Tourism remains central. Research and development remain weak by European standards. Tourism’s direct contribution to GDP stands at 12.7 percent, while R&D expenditure is 1.54 percent of GDP. Those numbers do not mean Greece failed. They mean the next chapter depends on whether the country can broaden the structure of growth beyond a model that still leans heavily on a narrow set of strengths.
This matters because the composition of growth shapes wages, resilience, productivity, and the kind of social future an economy can support. Stabilization was a huge achievement. It was never going to be the final one.
What the Numbers Add Up To
Put the whole picture together and the conclusion becomes hard to escape.
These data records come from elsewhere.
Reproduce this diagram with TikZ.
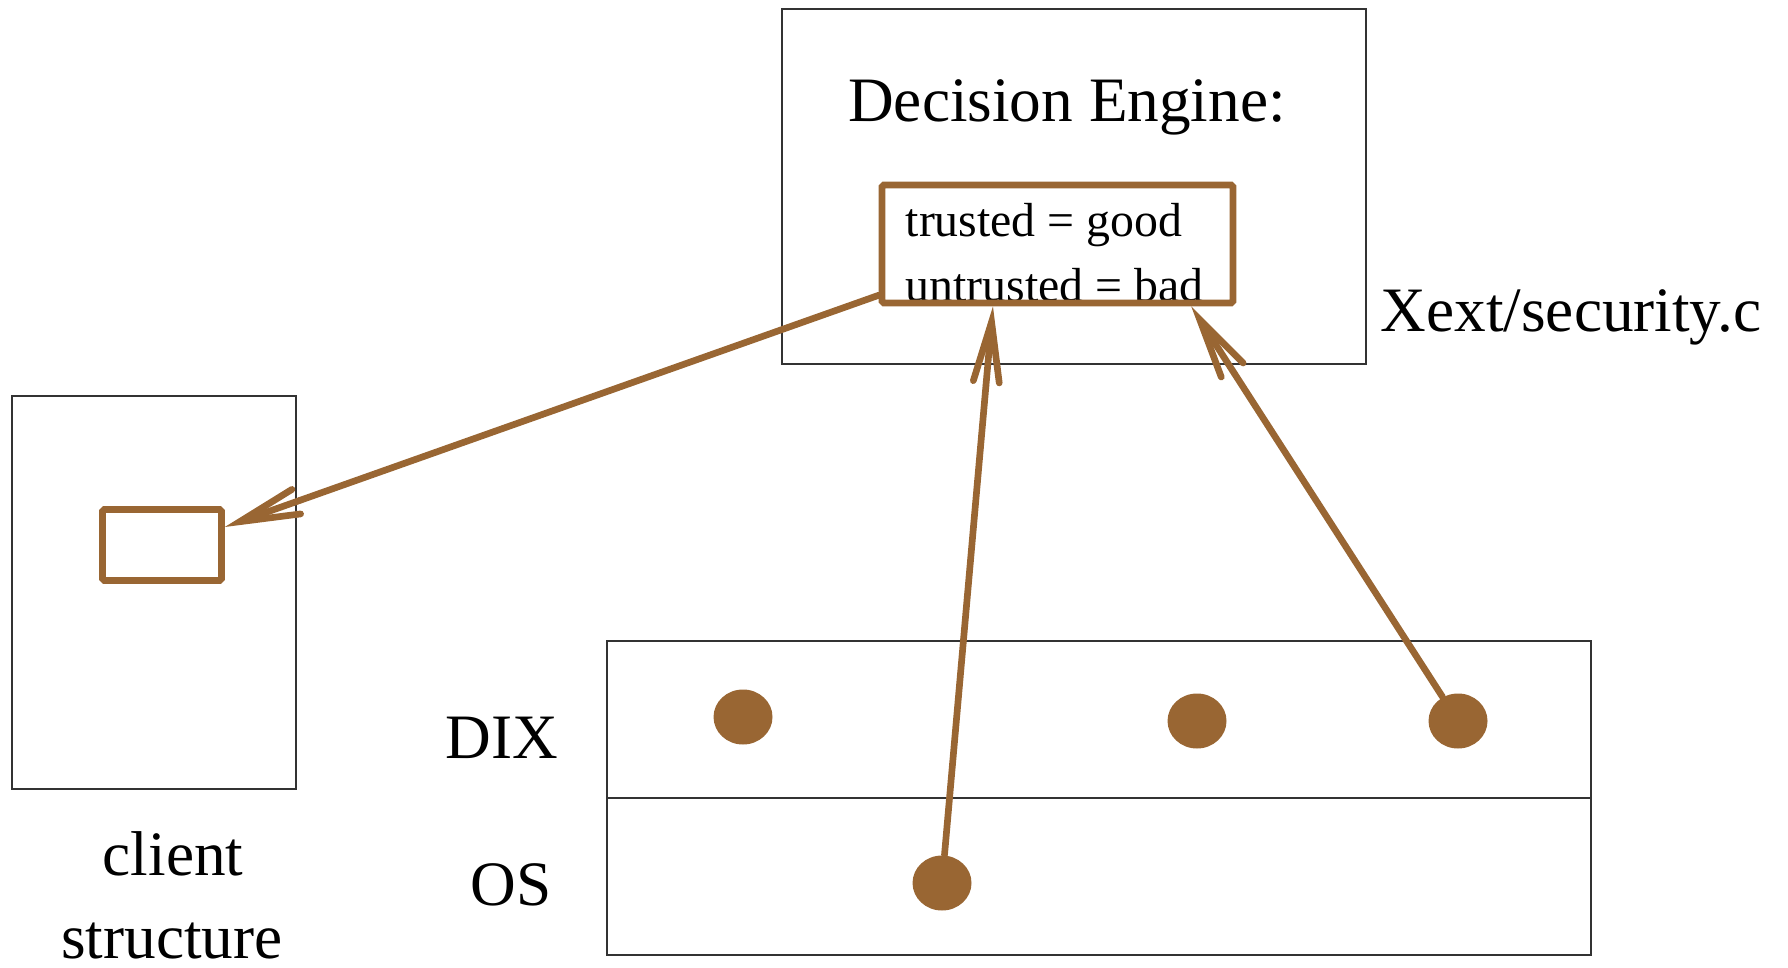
\documentclass[tikz,border=0pt]{standalone}
\usepackage{fontspec}
\setmainfont{Liberation Serif}
\usetikzlibrary{arrows.meta,shapes.geometric}
\definecolor{xbrown}{RGB}{153,102,51}

\begin{document}
\begin{tikzpicture}[scale=1]
  \tikzset{ frame/.style={draw=black!80,line width=0.45pt,inner sep=0pt},
    brownbox/.style={draw=xbrown,line width=1.9pt,inner sep=0pt,rounded corners=0.5pt},
    p/.style={ellipse,fill=xbrown,inner sep=0pt,minimum width=0.59cm,minimum height=0.55cm},
    lbl/.style={inner sep=0pt,font=\fontsize{18}{22}\selectfont},
    rule/.style={inner sep=0pt,anchor=base west,font=\fontsize{13.6}{16}\selectfont},
    link/.style={xbrown,line width=1.9pt,line cap=round,
      -{Straight Barb[length=0.2pt,width=0.2pt,sep=-0.6mm]Straight Barb[length=6mm,width=2.6mm,line cap=round]}},
  }
  \useasboundingbox (0,0) rectangle (17.88,-9.68);

  % decision engine
  \node[frame,minimum width=5.84cm,minimum height=3.55cm] (engine) at (10.74,-1.865) {};
  \node[lbl,anchor=base] (title) at (10.67,-1.22) {Decision Engine:};
  \node[rule] (good) at (9.05,-2.37) {trusted = good};
  \node[rule] (bad)  at (9.05,-3.02) {untrusted = bad};
  \node[brownbox,minimum width=3.51cm,minimum height=1.18cm] (rules) at (10.575,-2.44) {};
  \node[lbl,anchor=base west] (file) at (13.80,-3.32) {Xext/security.c};

  % client
  \node[frame,minimum width=2.84cm,minimum height=3.93cm] (client) at (1.54,-5.925) {};
  \node[brownbox,minimum width=1.19cm,minimum height=0.71cm] (field) at (1.62,-5.45) {};
  \node[lbl,anchor=base] (cname1) at (1.73,-8.75) {client};
  \node[lbl,anchor=base] (cname2) at (1.72,-9.58) {structure};

  % server layers
  \node[frame,minimum width=9.84cm,minimum height=3.14cm] (server) at (10.99,-7.98) {};
  \draw[frame] (server.west) -- (server.east);
  \node[lbl,anchor=base] (dix) at (5.02,-7.58) {DIX};
  \node[lbl,anchor=base] (os)  at (5.11,-9.05) {OS};

  \node[p] (1) at (7.43,-7.17)  {};
  \node[p] (2) at (11.97,-7.21) {};
  \node[p] (3) at (14.58,-7.21) {};
  \node[p] (4) at (9.42,-8.83)  {};

  % the arrows
  \draw[link] (rules.196) -- (field.16);
  \draw[link] (4) -- (rules.224);
  \draw[link] (3) -- (rules.335);
\end{tikzpicture}
\end{document}
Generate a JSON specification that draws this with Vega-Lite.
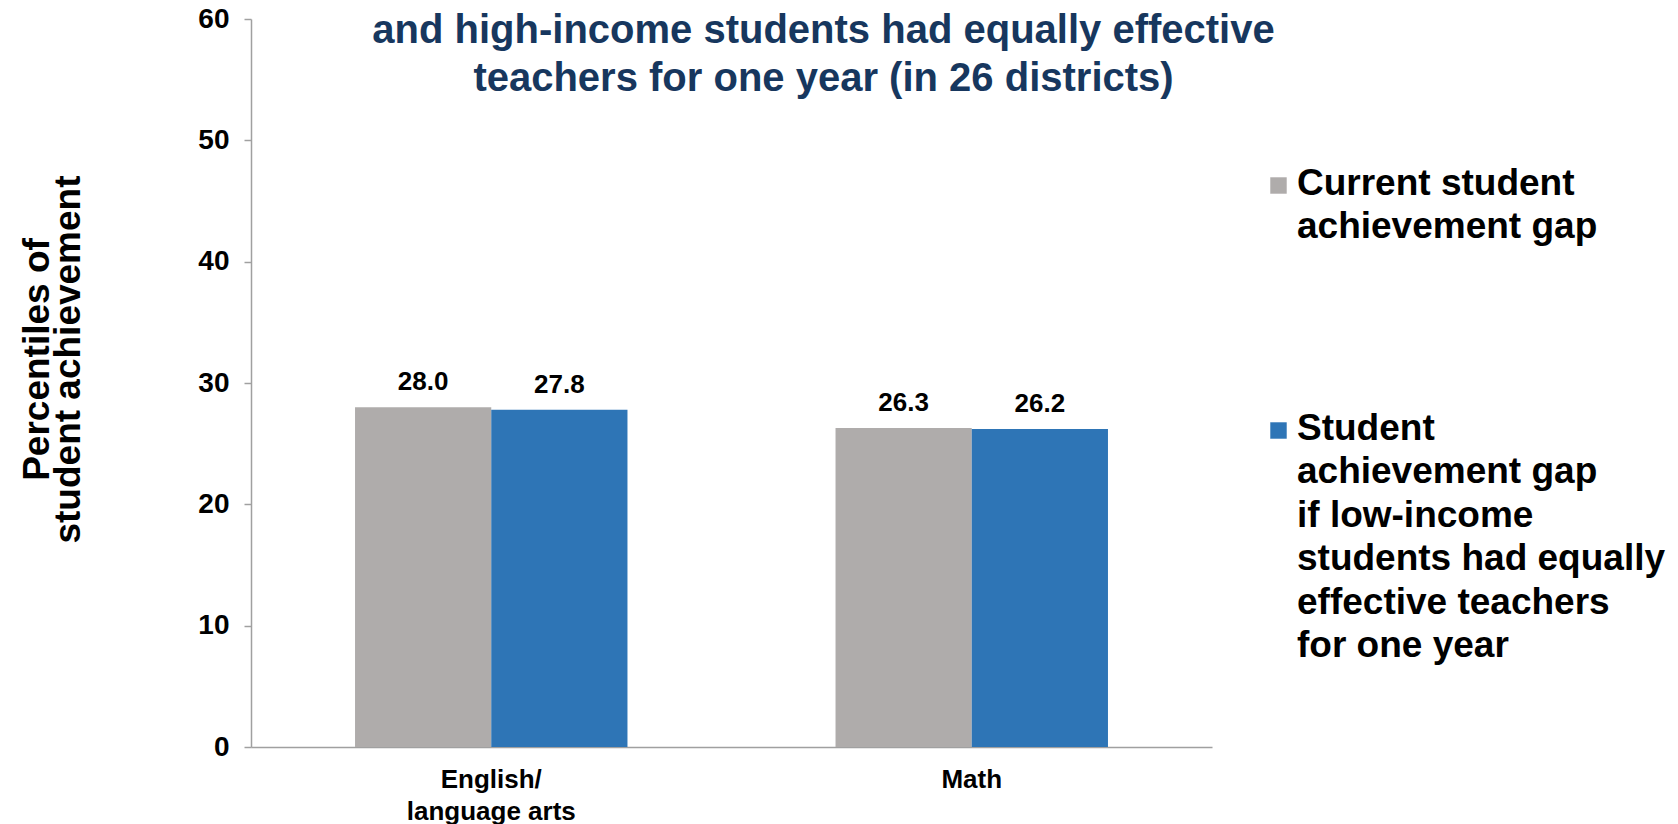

Greece’s recovery is genuine. Its household catch-up is partial. The distance between those two facts is now large enough to shape politics, trust, and the emotional credibility of public success. This is why so many people can hear that the country is doing better and still feel that the statement belongs to someone else’s life.
That gap is the real national story now. It explains the frustration, the skepticism, the fatigue with upbeat language, the sense that the country improved and ordinary life somehow remained stuck in negotiation with the same pressures.
Epilogue
So the question is no longer whether Greece recovered. It did.
The real question is what kind of recovery it achieved, who absorbed its gains, who kept carrying its costs, and how long a country can live with a widening distance between its statistical narrative and its household experience. That distance is where public trust thins out. That distance is where political anger starts looking reasonable. That distance is where official success begins to sound correct and incomplete at the same time.
Greece’s prosperity gap is no longer a footnote to the recovery story. It is the recovery story.